As a graduate of the Class of 1967, Moody fondly recalls the character and caliber of the faculty at St. John’s and the profound impact they had on him. Specifically, he credits the faculty for their care in developing a young man who learned the values of personal accountability, responsibility, and commitment. While his subsequent studies took Moody to Stanford and then the University of Texas School of Law, he never forgot his roots and continued to feel a strong connection to his alma mater. During the 70s and 80s, he had two children attend St. John’s. Moody later moved to New York for a period to pursue business opportunities.
When the time came to return to Houston, Moody once again found himself reconnecting to the St. John’s community – this time with wife Eileen as SJS grandparents. And then, in 2007, Moody received what he describes as a gift – an opportunity to reengage with the School in a completely different capacity – an invitation to join the SJS Board of Trustees. Once again, the Moodys were given had a chance to view the School through a new lens.
John’s service on the Board informed his understanding of the School’s budget and the various tools available to the School to aid in accessibility and to secure its long-term health – endowment being among the most critical of tools. A gift to the endowment is quite literally the gift that keeps on giving. The School invests the funds and only spends a small percentage each year as the funds accrue interest in perpetuity. At one of his first Board retreats in 2008, John recollects a bold call to double the School’s endowment from $50M at the time to $100M in 10 years. Twelve years later with a healthy $80M endowment, Moody recognizes both the challenges of securing endowment dollars and the profound opportunities they would create.
Now, after completing his third year serving as Board Chair, John and Eileen’s commitment to St. John’s and their love for the School have never been stronger. Understanding that the best way to secure the future of St. John’s and its families is to grow the endowment, John and Eileen have generously committed to joining the Chidsey Society with a $1,000,000 bequest to unrestricted endowment. While endowment gifts over $50,000 may be restricted to a particular purpose, leaving their gift as unrestricted was an important component of the gift for John. As he has seen through his years and varied roles at St.
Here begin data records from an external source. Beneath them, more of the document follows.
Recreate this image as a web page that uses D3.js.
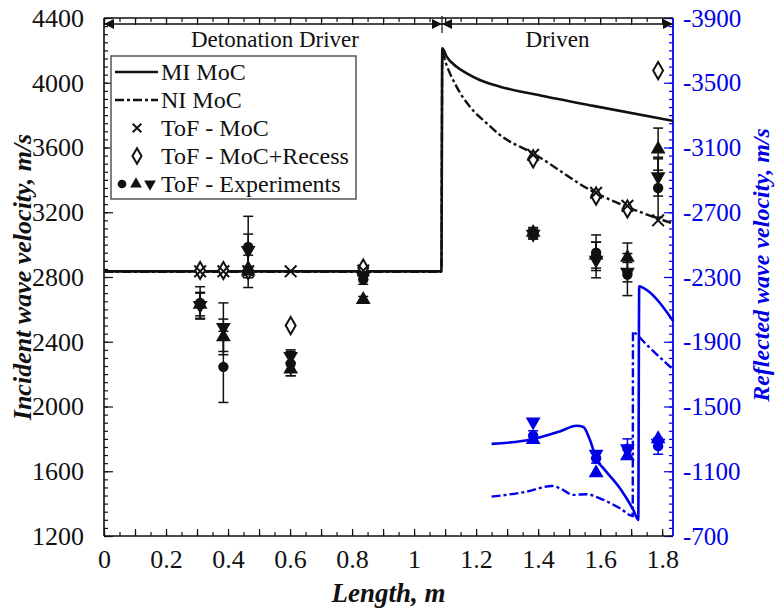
<!DOCTYPE html>
<html><head><meta charset="utf-8">
<script src="https://cdn.jsdelivr.net/npm/d3@7"></script>
<style>body{margin:0;background:#fff}svg{display:block}</style>
</head><body>
<svg id="chart" width="777" height="612"></svg>
<script>
// ---------- data ----------
const xTicks = [0, 0.2, 0.4, 0.6, 0.8, 1, 1.2, 1.4, 1.6, 1.8];
const xTickLabels = ["0", "0.2", "0.4", "0.6", "0.8", "1", "1.2", "1.4", "1.6", "1.8"];
const yTicks = [1200, 1600, 2000, 2400, 2800, 3200, 3600, 4000, 4400];
const yRTicks = [-700, -1100, -1500, -1900, -2300, -2700, -3100, -3500, -3900];

// incident MoC curves (m, m/s)
const miX = [0, 1.088, 1.091, 1.105, 1.137, 1.170, 1.212, 1.277, 1.384, 1.578, 1.835];
const miV = [2835, 2835, 4213, 4161, 4099, 4058, 4017, 3976, 3930, 3857, 3765];
const niX = [0, 1.088, 1.091, 1.096, 1.137, 1.180, 1.234, 1.277, 1.384, 1.578, 1.686, 1.835];
const niV = [2832, 2832, 4195, 4161, 3976, 3852, 3750, 3677, 3564, 3327, 3234, 3130];

// reflected MoC curves (m, m/s on right axis)
const miRX = [1.250, 1.382, 1.470, 1.524, 1.546, 1.567, 1.589, 1.610, 1.664, 1.707, 1.723, 1.726, 1.739, 1.836];
const miRV = [-1269, -1298, -1346, -1381, -1373, -1294, -1170, -1119, -995, -861, -799, -2243, -2233, -2027];
const niRX = [1.250, 1.363, 1.444, 1.470, 1.513, 1.557, 1.599, 1.664, 1.705, 1.706, 1.712, 1.750, 1.836];
const niRV = [-943, -974, -1009, -995, -954, -958, -933, -871, -824, -1964, -1955, -1882, -1727];

// time-of-flight points
const tofX = [0.310, 0.385, 0.465, 0.602, 0.836, 1.384, 1.587, 1.688, 1.787];
const tofMoC = [2835, 2835, 2835, 2835, 2840, 3555, 3320, 3240, 3150];
const tofRecess = [2840, 2840, 2840, 2500, 2855, 3530, 3300, 3220, 4075];
const expCircle = [2640, 2245, 2985, 2265, 2785, 3070, 2950, 2815, 3350];
const expCircleErr = [100, 220, 190, 75, 30, 35, 110, 130, 180];
const expUp = [2630, 2430, 2835, 2230, 2660, 3075, 2935, 2920, 3590];
const expUpErr = [70, 110, 100, 40, 20, 30, 80, 90, 130];
const expDown = [2625, 2490, 2965, 2310, 2805, 3065, 2905, 2830, 3420];
const expDownErr = [80, 150, 100, 40, 20, 30, 110, 60, 120];

// reflected experiments
const rX = [1.384, 1.587, 1.688, 1.787];
const rCircle = [-1320, -1180, -1240, -1255];
const rCircleErr = [30, 30, 60, 50];
const rUp = [-1295, -1090, -1195, -1300];
const rDown = [-1405, -1207, -1240, -1275];

const legendLabels = ["MI MoC", "NI MoC", "ToF - MoC", "ToF - MoC+Recess", "ToF - Experiments"];

// ---------- layout ----------
const L = 104, R = 673, T = 18, B = 536;
const BLUE = "#0000e6";
const FONT = "'Liberation Serif','Times New Roman',serif";
const svg = d3.select("#chart");
const x = d3.scaleLinear().domain([0, 1.835]).range([L, R]);
const y = d3.scaleLinear().domain([1200, 4400]).range([B, T]);
const yR = d3.scaleLinear().domain([-700, -3900]).range([B, T]);

function styleAxis(g, color, fs) {
  g.select(".domain").remove();
  g.selectAll("line").attr("stroke", color).attr("stroke-width", 1.2);
  g.selectAll("text").attr("fill", color).style("font-family", FONT).style("font-size", (fs || 25) + "px");
}

const minorX = d3.range(0, 1.8001, 0.05);
const midX = d3.range(0, 1.8001, 0.1);
const minorY = d3.range(1200, 4400.1, 50);
const minorYR = d3.range(-700, -3900.1, -50);

// bottom
svg.append("g").attr("transform", `translate(0,${B})`)
  .call(d3.axisBottom(x).tickValues(minorX).tickSize(-4).tickFormat("")).call(g => styleAxis(g, "#111"));
svg.append("g").attr("transform", `translate(0,${B})`)
  .call(d3.axisBottom(x).tickValues(midX).tickSize(-7).tickFormat("")).call(g => styleAxis(g, "#111"));
svg.append("g").attr("transform", `translate(0,${B})`)
  .call(d3.axisBottom(x).tickValues(xTicks).tickSize(0).tickPadding(14).tickFormat((d, i) => xTickLabels[i]))
  .call(g => styleAxis(g, "#111", 26));
// top
svg.append("g").attr("transform", `translate(0,${T})`)
  .call(d3.axisTop(x).tickValues(minorX).tickSize(-4).tickFormat("")).call(g => styleAxis(g, "#111"));
svg.append("g").attr("transform", `translate(0,${T})`)
  .call(d3.axisTop(x).tickValues(midX).tickSize(-7).tickFormat("")).call(g => styleAxis(g, "#111"));
// left
svg.append("g").attr("transform", `translate(${L},0)`)
  .call(d3.axisLeft(y).tickValues(minorY).tickSize(-4).tickFormat("")).call(g => styleAxis(g, "#111"));
svg.append("g").attr("transform", `translate(${L},0)`)
  .call(d3.axisLeft(y).tickValues(yTicks).tickSize(-9).tickPadding(20).tickFormat(d3.format("d")))
  .call(g => styleAxis(g, "#111", 26));
// right
svg.append("g").attr("transform", `translate(${R},0)`)
  .call(d3.axisRight(yR).tickValues(minorYR).tickSize(-4).tickFormat("")).call(g => styleAxis(g, BLUE));
svg.append("g").attr("transform", `translate(${R},0)`)
  .call(d3.axisRight(yR).tickValues(yRTicks).tickSize(-9).tickPadding(10).tickFormat(d => "-" + Math.abs(d)))
  .call(g => styleAxis(g, BLUE, 25));

// frame lines
svg.append("line").attr("x1", L).attr("x2", R).attr("y1", B).attr("y2", B).attr("stroke", "#111").attr("stroke-width", 1.6);
svg.append("line").attr("x1", L).attr("x2", R).attr("y1", T).attr("y2", T).attr("stroke", "#111").attr("stroke-width", 1.4);
svg.append("line").attr("x1", L).attr("x2", L).attr("y1", T).attr("y2", B).attr("stroke", "#111").attr("stroke-width", 1.6);
svg.append("line").attr("x1", R).attr("x2", R).attr("y1", T).attr("y2", B).attr("stroke", BLUE).attr("stroke-width", 1.8);

// top region arrows
const yArrow = 24, xSplit = x(1.09);
svg.append("line").attr("x1", L).attr("x2", R).attr("y1", yArrow).attr("y2", yArrow).attr("stroke", "#111").attr("stroke-width", 1.4);
function arrowHead(xt, dir) {
  svg.append("path").attr("d", `M${xt},${yArrow} L${xt - dir * 10},${yArrow - 5} L${xt - dir * 10},${yArrow + 5} Z`).attr("fill", "#111");
}
arrowHead(L, -1); arrowHead(xSplit, 1); arrowHead(xSplit, -1); arrowHead(R, 1);
svg.append("line").attr("x1", xSplit).attr("x2", xSplit).attr("y1", T - 2).attr("y2", 33).attr("stroke", "#111").attr("stroke-width", 1.2);
svg.append("text").attr("x", (L + xSplit) / 2 + 2).attr("y", 47).attr("text-anchor", "middle")
  .style("font-family", FONT).style("font-size", "23px").attr("fill", "#111").text("Detonation Driver");
svg.append("text").attr("x", (xSplit + R) / 2).attr("y", 47).attr("text-anchor", "middle")
  .style("font-family", FONT).style("font-size", "23px").attr("fill", "#111").text("Driven");

// ---------- lines ----------
const lineI = (xs, vs) => d3.line().x((d, i) => x(xs[i])).y(d => y(d)).curve(d3.curveMonotoneX)(vs);
const lineR = (xs, vs) => d3.line().x((d, i) => x(xs[i])).y(d => yR(d)).curve(d3.curveMonotoneX)(vs);
const DASH = "9,3,3,3";
svg.append("path").attr("d", lineI(niX, niV)).attr("fill", "none").attr("stroke", "#111").attr("stroke-width", 2.4).attr("stroke-dasharray", DASH);
svg.append("path").attr("d", lineI(miX, miV)).attr("fill", "none").attr("stroke", "#111").attr("stroke-width", 2.6);
svg.append("path").attr("d", lineR(niRX, niRV)).attr("fill", "none").attr("stroke", BLUE).attr("stroke-width", 2.4).attr("stroke-dasharray", DASH);
svg.append("path").attr("d", lineR(miRX, miRV)).attr("fill", "none").attr("stroke", BLUE).attr("stroke-width", 2.6);

// ---------- markers ----------
const sym = {
  circle: d3.symbol().type(d3.symbolCircle).size(85),
  tri: d3.symbol().type(d3.symbolTriangle).size(95),
  times: d3.symbol().type(d3.symbolTimes).size(90),
  diamond: d3.symbol().type(d3.symbolDiamond).size(85)
};
function errBars(xs, vs, es, sc, color) {
  const g = svg.append("g").attr("stroke", color).attr("stroke-width", 1.5);
  vs.forEach((v, i) => {
    const cx = x(xs[i]), y1 = sc(v - es[i]), y2 = sc(v + es[i]);
    g.append("line").attr("x1", cx).attr("x2", cx).attr("y1", y1).attr("y2", y2);
    g.append("line").attr("x1", cx - 5).attr("x2", cx + 5).attr("y1", y1).attr("y2", y1);
    g.append("line").attr("x1", cx - 5).attr("x2", cx + 5).attr("y1", y2).attr("y2", y2);
  });
}
function marks(xs, vs, sc, type, color, rot, hollow) {
  svg.append("g").selectAll("path").data(vs).join("path")
    .attr("d", sym[type]())
    .attr("transform", (d, i) => `translate(${x(xs[i])},${sc(d)}) rotate(${rot})`)
    .attr("fill", hollow ? "#fff" : color)
    .attr("stroke", color).attr("stroke-width", hollow || type === "times" ? 2 : 0);
}
errBars(tofX, expCircle, expCircleErr, y, "#111");
errBars(tofX, expUp, expUpErr, y, "#111");
errBars(tofX, expDown, expDownErr, y, "#111");
marks(tofX, tofRecess, y, "diamond", "#111", 0, true);
marks(tofX, tofMoC, y, "times", "#111", 0, false);
marks(tofX, expCircle, y, "circle", "#111", 0, false);
marks(tofX, expUp, y, "tri", "#111", 0, false);
marks(tofX, expDown, y, "tri", "#111", 180, false);

errBars(rX, rCircle, rCircleErr, yR, BLUE);
marks(rX, rCircle, yR, "circle", BLUE, 0, false);
marks(rX, rUp, yR, "tri", BLUE, 0, false);
marks(rX, rDown, yR, "tri", BLUE, 180, false);

// ---------- legend ----------
const lg = svg.append("g");
lg.append("rect").attr("x", 111).attr("y", 56).attr("width", 245).attr("height", 143)
  .attr("fill", "#fff").attr("stroke", "#555").attr("stroke-width", 1.5);
const ly = [72, 100, 128, 156, 184];
lg.append("line").attr("x1", 115).attr("x2", 158).attr("y1", ly[0]).attr("y2", ly[0]).attr("stroke", "#111").attr("stroke-width", 2.6);
lg.append("line").attr("x1", 115).attr("x2", 158).attr("y1", ly[1]).attr("y2", ly[1]).attr("stroke", "#111").attr("stroke-width", 2.4).attr("stroke-dasharray", DASH);
lg.append("path").attr("d", d3.symbol().type(d3.symbolTimes).size(50)()).attr("transform", `translate(137,${ly[2]})`).attr("stroke", "#111").attr("stroke-width", 2);
lg.append("path").attr("d", d3.symbol().type(d3.symbolDiamond).size(70)()).attr("transform", `translate(137,${ly[3]})`).attr("fill", "#fff").attr("stroke", "#111").attr("stroke-width", 2);
lg.append("path").attr("d", d3.symbol().type(d3.symbolCircle).size(60)()).attr("transform", `translate(122,${ly[4]})`).attr("fill", "#111");
lg.append("path").attr("d", d3.symbol().type(d3.symbolTriangle).size(60)()).attr("transform", `translate(136,${ly[4]})`).attr("fill", "#111");
lg.append("path").attr("d", d3.symbol().type(d3.symbolTriangle).size(60)()).attr("transform", `translate(150,${ly[4]}) rotate(180)`).attr("fill", "#111");
legendLabels.forEach((t, i) => {
  lg.append("text").attr("x", 161).attr("y", ly[i] + 8).style("font-family", FONT).style("font-size", "24px").attr("fill", "#111").text(t);
});

// ---------- titles ----------
svg.append("text").attr("transform", `translate(31,${(T + B) / 2}) rotate(-90)`).attr("text-anchor", "middle")
  .style("font-family", FONT).style("font-size", "26px").style("font-weight", "bold").style("font-style", "italic")
  .attr("fill", "#111").text("Incident wave velocity, m/s");
svg.append("text").attr("transform", `translate(769,265) rotate(-90)`).attr("text-anchor", "middle")
  .style("font-family", FONT).style("font-size", "24px").style("font-weight", "bold").style("font-style", "italic")
  .attr("fill", BLUE).text("Reflected wave velocity, m/s");
svg.append("text").attr("x", (L + R) / 2).attr("y", 602).attr("text-anchor", "middle")
  .style("font-family", FONT).style("font-size", "27px").style("font-weight", "bold").style("font-style", "italic")
  .attr("fill", "#111").text("Length, m");
</script>
</body></html>
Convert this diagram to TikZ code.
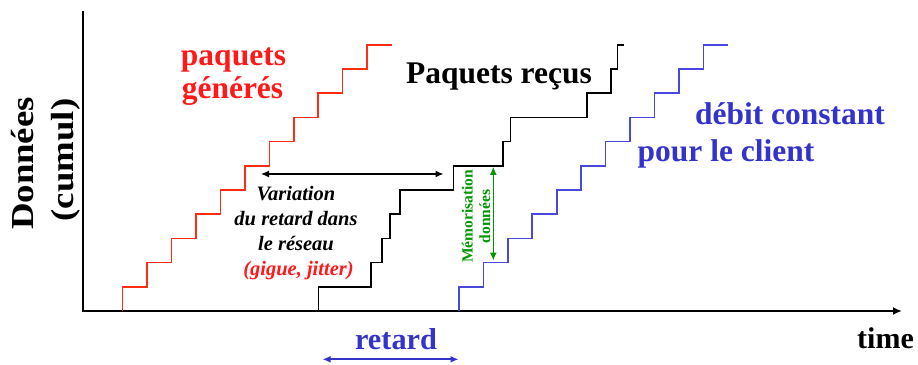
\documentclass[tikz,border=0pt]{standalone}
\usepackage{fontspec}
\setmainfont{Liberation Serif}
\usetikzlibrary{arrows.meta}
\definecolor{myred}{RGB}{255,25,25}
\definecolor{redline}{RGB}{255,45,20}
\definecolor{myblue}{RGB}{51,51,204}
\definecolor{blueline}{RGB}{72,72,222}
\definecolor{mygreen}{RGB}{0,150,0}
\begin{document}
\begin{tikzpicture}[x=1pt,y=-1pt,
  lbl/.style={inner sep=0pt,anchor=base},
  big/.style={lbl,font=\bfseries\fontsize{31.5}{36}\selectfont},
  var/.style={lbl,font=\bfseries\itshape\fontsize{20.5}{24}\selectfont},
  memo/.style={lbl,rotate=90,text=mygreen,font=\bfseries\fontsize{15.5}{18}\selectfont},
  stair/.style={line width=1.6pt,line join=miter},
  dbl/.style={line width=1.3pt,{Latex[length=8pt,width=7pt]}-{Latex[length=8pt,width=7pt]}}]
\useasboundingbox (0,0) rectangle (918,364);
% axes
\coordinate (ytop) at (82.7,10.7);
\coordinate (origin) at (82.7,311);
\coordinate (xend) at (902,311);
\draw[line width=2.2pt] (ytop) -- (origin);
\draw[line width=2.6pt,-{Latex[length=9pt,width=8pt]}] ([xshift=-1.1pt]origin) -- (xend);
% staircases
\draw[stair,redline] (122.6,311) \foreach \k in {1,...,11} { -- ({122.6+24.45*(\k-1)},{311-24.2*\k}) -- ({122.6+24.45*\k},{311-24.2*\k}) };
\draw[stair,blueline] (459,311) \foreach \k in {1,...,11} { -- ({459+24.43*(\k-1)},{311-24.2*\k}) -- ({459+24.43*\k},{311-24.2*\k}) };
\draw[stair,black] (318.3,311) -- (318.3,286.8) -- (370.7,286.8) -- (370.7,262.6) -- (381.7,262.6) -- (381.7,238.4) -- (390,238.4) -- (390,214.2) -- (400,214.2) -- (400,190) -- (453.3,190) -- (453.3,165.8) -- (502.7,165.8) -- (502.7,141.6) -- (510.3,141.6) -- (510.3,117.4) -- (587,117.4) -- (587,93.2) -- (610.7,93.2) -- (610.7,69) -- (617.3,69) -- (617.3,44.8) -- (624,44.8);
% labels
\node[big,text=myred] (pq1) at (233.5,65) {paquets};
\node[big,text=myred] (pq2) at (232.5,98) {générés};
\node[big,text=black] (recus) at (499,83) {Paquets reçus};
\node[big,text=myblue] (deb1) at (790,124.3) {débit constant};
\node[big,text=myblue] (deb2) at (726,161) {pour le client};
\node[lbl,rotate=90,font=\bfseries\fontsize{32}{36}\selectfont] (don1) at (33,163.5) {\scalebox{1.15}[1]{Données}};
\node[lbl,rotate=90,font=\bfseries\fontsize{32}{36}\selectfont] (don2) at (73,160) {\scalebox{1.15}[1]{(cumul)}};
\node[big,font=\bfseries\fontsize{30}{34}\selectfont] (time) at (885.5,348) {time};
\node[big,text=myblue,font=\bfseries\fontsize{30.3}{34}\selectfont] (retard) at (396,349) {retard};
% variation text
\node[var] (v1) at (296,200) {Variation};
\node[var] (v2) at (296,225) {du retard dans};
\node[var] (v3) at (296,250) {le réseau};
\node[var,text=myred] (v4) at (298.5,275) {(gigue, jitter)};
% memorisation
\node[memo] (m1) at (472.7,216.5) {Mémorisation};
\node[memo] (m2) at (490,216.5) {données};
% arrows
\coordinate (va) at (261,174);
\coordinate (vb) at (443.5,174);
\draw[dbl,black] (va) -- (vb);
\coordinate (ga) at (493.3,166.8);
\coordinate (gb) at (493.3,260.5);
\draw[dbl,mygreen] (ga) -- (gb);
\coordinate (ra) at (322.5,359.3);
\coordinate (rb) at (458.5,359.3);
\draw[dbl,myblue,line width=1.8pt] (ra) -- (rb);
\end{tikzpicture}
\end{document}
John’s, while the institution at its core remains the same, the priorities often shift. An unrestricted gift means the School can use it to meet its greatest needs.
Moody said, “The longer I serve on the Board and understand the school budget, the focus on endowment becomes more critical. This is the time to turn our attention and see if we can move the needle. As Board Chair, this is an institutional priority near and dear to my heart, and Eileen and I feel we can help lead by financially supporting a goal we have embraced.”
Nearly 60 years after his first day at St. John’s, John and Eileen are proud grandparents of Wyatt ’24, Kate ’25, and Charlotte ’32. With conviction in their investment in the future of the School, the Moodys know that their grandchildren and their grandchildren’s classmates will one day be prepared to lead for the next 60 years.